Bonus Round: Nitpicks
Alright, that last one got pretty long-winded, so let’s finish out with a palette cleanser of stuff that isn’t all that important, but still kinda weird.
Purge/Greater Purge: Why are these so late in the tree now? Enemies with Purgable buffs definitely exist before level 30, especially if you’re still forcing first time players level through recent expansions originally developed for endgame players with full class kits.
But speaking of this node…
Greater Purge: Why in the world does this still exist? Has anyone ever actually specced into it seriously? The circumstances for this ability to be better than just casting normal Purge twice are so specific and niche as to be nonexistent, leaving this nothing but a trap talent for people who don’t know better.
Therazane’s Resilience/Reactive Warding: As said, this is an extremely welcome pair of talents… but why are they where they are in the tree?
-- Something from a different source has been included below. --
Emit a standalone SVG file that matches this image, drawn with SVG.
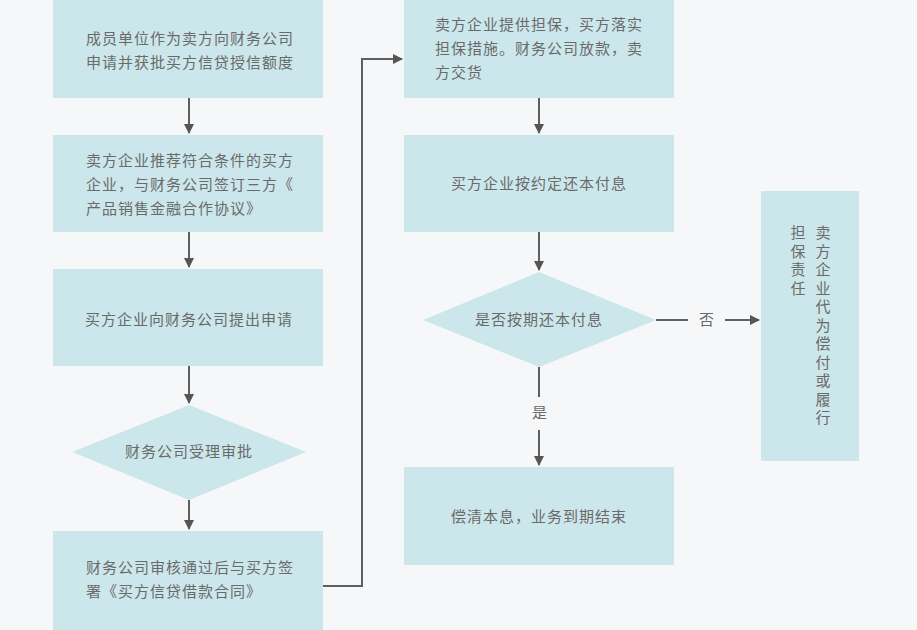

Talents whose benefits solely apply to another talent are usually positioned so that they can’t be accessed at all without pathing through the relevant talent they modify, but this node is nowhere near Earth Shield.
Thunderstorm: I understand that CC is being trimmed down across the board, and that we shaman are arguably one of the most overloaded classes with such abilities, but why is Elemental allowed to keep this spell while Restoration and Enhancement are losing it? Disparity in CC profiles are usually rare between specs of the same class, and usually between specs of different roles like tanks vs dps when they do exist. So why does only Elemental get to keep this one? It would certainly make a better capstone than Instinctive Imbuements.